§ **Data for this exercise**:
☆ ☆ ☆ ☆ ☆ ☆ ☆
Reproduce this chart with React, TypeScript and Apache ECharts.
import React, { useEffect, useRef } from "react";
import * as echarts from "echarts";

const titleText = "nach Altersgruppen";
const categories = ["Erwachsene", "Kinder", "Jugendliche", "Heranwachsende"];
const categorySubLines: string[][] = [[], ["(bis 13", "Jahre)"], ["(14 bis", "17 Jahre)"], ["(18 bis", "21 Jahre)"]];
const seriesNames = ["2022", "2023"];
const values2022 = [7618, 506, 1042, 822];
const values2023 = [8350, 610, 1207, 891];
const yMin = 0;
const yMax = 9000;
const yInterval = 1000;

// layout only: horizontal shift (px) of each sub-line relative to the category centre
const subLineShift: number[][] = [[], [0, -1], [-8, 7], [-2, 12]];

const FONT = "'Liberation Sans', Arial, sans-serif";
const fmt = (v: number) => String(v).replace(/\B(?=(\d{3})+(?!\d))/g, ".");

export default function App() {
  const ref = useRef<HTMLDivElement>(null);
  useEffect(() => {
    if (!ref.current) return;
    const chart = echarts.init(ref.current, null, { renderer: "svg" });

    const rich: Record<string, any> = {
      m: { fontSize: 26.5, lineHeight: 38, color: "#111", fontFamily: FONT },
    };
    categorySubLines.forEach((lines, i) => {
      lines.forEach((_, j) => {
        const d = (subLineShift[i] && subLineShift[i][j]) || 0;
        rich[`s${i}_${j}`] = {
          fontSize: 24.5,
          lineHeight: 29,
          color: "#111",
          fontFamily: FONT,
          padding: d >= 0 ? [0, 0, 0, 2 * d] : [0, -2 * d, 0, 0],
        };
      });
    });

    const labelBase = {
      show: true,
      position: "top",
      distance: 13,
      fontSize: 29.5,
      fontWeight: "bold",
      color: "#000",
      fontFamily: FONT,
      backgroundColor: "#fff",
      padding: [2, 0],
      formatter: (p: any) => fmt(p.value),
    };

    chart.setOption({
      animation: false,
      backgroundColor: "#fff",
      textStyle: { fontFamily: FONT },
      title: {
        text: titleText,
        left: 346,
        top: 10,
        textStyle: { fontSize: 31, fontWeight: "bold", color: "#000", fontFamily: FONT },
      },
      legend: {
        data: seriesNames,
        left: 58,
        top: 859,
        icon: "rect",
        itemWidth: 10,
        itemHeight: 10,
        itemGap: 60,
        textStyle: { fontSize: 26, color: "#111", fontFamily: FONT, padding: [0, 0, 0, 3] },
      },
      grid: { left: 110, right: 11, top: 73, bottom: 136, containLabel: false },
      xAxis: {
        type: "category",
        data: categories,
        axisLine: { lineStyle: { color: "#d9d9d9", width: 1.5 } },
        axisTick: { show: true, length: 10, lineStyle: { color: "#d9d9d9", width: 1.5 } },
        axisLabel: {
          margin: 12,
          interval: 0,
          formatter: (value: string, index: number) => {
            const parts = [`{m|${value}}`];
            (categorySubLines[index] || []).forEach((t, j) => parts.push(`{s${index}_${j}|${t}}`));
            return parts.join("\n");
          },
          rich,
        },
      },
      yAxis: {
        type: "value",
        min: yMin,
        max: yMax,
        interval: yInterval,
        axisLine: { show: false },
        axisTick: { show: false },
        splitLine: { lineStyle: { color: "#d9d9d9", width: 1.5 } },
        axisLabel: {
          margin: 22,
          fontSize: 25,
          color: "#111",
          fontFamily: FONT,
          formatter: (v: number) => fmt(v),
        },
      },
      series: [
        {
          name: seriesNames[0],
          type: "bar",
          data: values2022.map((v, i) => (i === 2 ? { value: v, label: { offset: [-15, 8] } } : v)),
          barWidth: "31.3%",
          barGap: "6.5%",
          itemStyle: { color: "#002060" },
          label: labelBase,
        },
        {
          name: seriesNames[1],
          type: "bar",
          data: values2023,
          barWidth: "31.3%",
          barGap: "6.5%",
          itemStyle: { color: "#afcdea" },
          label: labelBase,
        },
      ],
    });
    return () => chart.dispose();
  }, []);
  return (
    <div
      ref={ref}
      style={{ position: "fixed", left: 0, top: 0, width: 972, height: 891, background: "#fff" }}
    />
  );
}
☆ ☆ ☆ ☆ ☆ ☆ ☆
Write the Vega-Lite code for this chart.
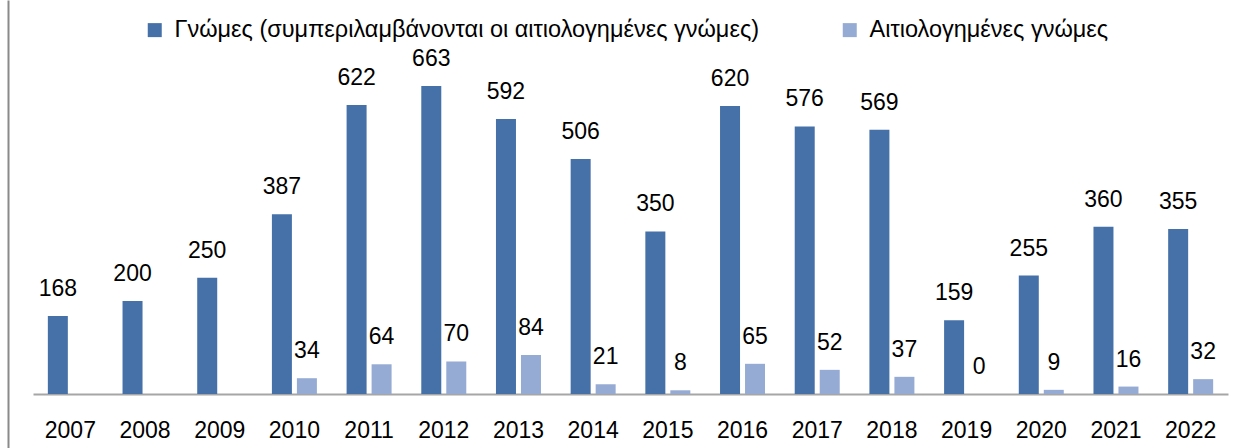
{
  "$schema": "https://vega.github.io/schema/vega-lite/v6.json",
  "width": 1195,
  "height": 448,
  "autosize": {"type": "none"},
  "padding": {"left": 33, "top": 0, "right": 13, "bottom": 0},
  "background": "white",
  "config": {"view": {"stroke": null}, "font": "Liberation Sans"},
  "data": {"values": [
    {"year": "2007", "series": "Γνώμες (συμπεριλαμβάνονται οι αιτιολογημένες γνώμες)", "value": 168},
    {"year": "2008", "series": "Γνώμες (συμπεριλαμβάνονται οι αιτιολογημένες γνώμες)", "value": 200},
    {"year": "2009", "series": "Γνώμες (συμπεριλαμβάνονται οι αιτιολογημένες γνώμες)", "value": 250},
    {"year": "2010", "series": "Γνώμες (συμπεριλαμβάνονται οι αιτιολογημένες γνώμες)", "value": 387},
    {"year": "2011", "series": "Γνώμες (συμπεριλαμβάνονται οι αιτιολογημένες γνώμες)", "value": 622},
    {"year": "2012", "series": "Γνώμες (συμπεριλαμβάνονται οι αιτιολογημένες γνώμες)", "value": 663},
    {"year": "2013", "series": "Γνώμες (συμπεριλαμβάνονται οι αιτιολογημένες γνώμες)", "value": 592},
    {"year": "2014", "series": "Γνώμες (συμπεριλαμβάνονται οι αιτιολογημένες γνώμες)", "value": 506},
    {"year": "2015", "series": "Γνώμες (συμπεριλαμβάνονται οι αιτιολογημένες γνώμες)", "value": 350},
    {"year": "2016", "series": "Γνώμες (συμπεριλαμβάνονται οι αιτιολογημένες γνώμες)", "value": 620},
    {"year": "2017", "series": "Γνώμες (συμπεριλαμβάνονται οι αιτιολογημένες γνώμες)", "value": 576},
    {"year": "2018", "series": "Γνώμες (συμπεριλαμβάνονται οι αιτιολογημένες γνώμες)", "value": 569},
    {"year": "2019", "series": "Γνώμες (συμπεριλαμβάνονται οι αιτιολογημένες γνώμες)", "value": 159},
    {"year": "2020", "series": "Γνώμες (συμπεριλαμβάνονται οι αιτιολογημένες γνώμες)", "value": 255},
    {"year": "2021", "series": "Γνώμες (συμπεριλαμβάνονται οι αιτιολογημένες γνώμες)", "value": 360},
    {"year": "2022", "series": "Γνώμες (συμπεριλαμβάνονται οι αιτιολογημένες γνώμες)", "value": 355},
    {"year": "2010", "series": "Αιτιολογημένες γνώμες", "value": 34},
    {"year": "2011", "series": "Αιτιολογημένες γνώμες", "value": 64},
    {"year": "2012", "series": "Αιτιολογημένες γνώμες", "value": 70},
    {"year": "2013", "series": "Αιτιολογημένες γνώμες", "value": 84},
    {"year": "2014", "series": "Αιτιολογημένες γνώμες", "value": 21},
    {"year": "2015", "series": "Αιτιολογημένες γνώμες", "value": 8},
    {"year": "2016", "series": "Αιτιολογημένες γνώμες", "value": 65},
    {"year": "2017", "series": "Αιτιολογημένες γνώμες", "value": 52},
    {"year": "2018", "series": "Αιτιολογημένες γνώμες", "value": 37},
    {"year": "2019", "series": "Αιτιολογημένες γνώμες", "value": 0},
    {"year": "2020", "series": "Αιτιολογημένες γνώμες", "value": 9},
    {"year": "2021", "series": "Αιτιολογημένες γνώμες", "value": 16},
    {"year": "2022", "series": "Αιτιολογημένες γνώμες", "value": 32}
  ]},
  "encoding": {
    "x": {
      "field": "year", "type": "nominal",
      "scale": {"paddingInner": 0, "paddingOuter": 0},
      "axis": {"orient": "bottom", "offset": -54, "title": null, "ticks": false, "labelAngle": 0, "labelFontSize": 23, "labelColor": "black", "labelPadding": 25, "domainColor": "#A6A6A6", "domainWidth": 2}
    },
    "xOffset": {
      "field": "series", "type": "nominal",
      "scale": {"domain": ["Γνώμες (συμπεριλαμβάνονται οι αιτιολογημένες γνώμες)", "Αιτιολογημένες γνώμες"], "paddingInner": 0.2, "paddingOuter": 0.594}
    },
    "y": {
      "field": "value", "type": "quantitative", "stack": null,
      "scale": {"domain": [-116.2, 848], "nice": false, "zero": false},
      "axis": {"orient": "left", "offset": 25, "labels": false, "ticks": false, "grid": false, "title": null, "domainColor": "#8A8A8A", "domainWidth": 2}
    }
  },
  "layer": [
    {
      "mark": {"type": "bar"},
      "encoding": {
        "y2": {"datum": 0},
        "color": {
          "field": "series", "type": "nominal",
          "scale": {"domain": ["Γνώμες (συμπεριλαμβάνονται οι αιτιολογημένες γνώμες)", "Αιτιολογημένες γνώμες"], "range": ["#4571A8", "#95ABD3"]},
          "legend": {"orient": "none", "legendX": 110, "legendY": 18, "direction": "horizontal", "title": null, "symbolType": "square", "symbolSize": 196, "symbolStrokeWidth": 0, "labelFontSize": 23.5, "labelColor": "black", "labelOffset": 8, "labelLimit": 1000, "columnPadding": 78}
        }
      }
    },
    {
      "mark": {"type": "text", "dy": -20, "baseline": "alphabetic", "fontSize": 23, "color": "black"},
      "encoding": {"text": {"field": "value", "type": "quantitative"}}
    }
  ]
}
☆ ☆ ☆ ☆ ☆ ☆ ☆
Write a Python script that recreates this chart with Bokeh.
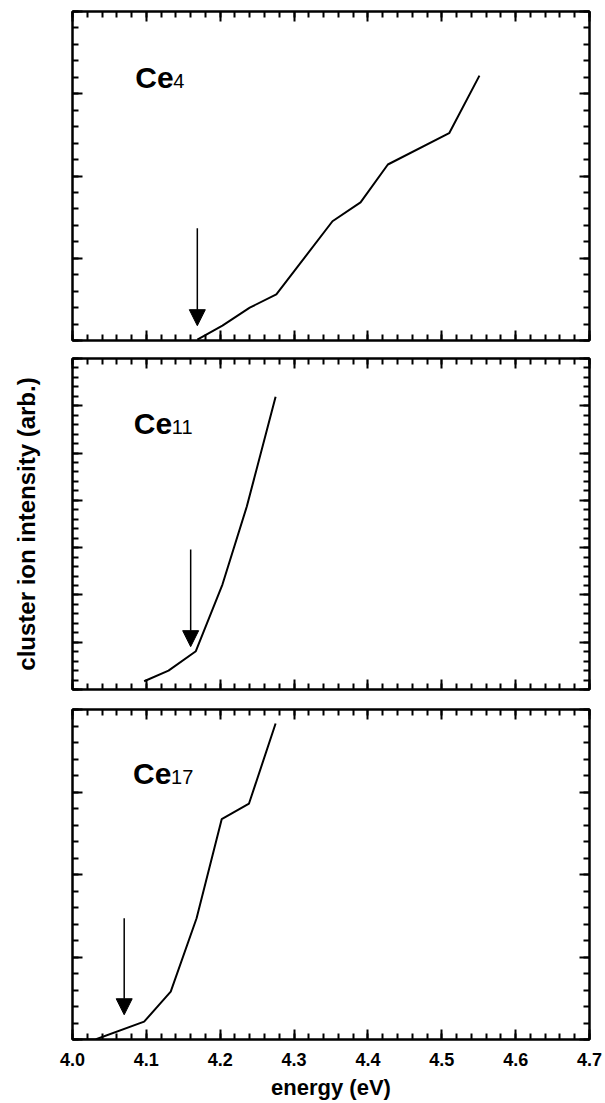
☆ ☆ ☆ ☆ ☆ ☆ ☆
§ **What to do**: Of the lines above, retype only those from the line containing "Reproduce this chart" through the line containing "import * as", including both, exactly.

§ **Solved problem**:
Reproduce this chart with React, TypeScript and Apache ECharts.
import React, { useEffect, useRef } from "react";
import * as echarts from "echarts";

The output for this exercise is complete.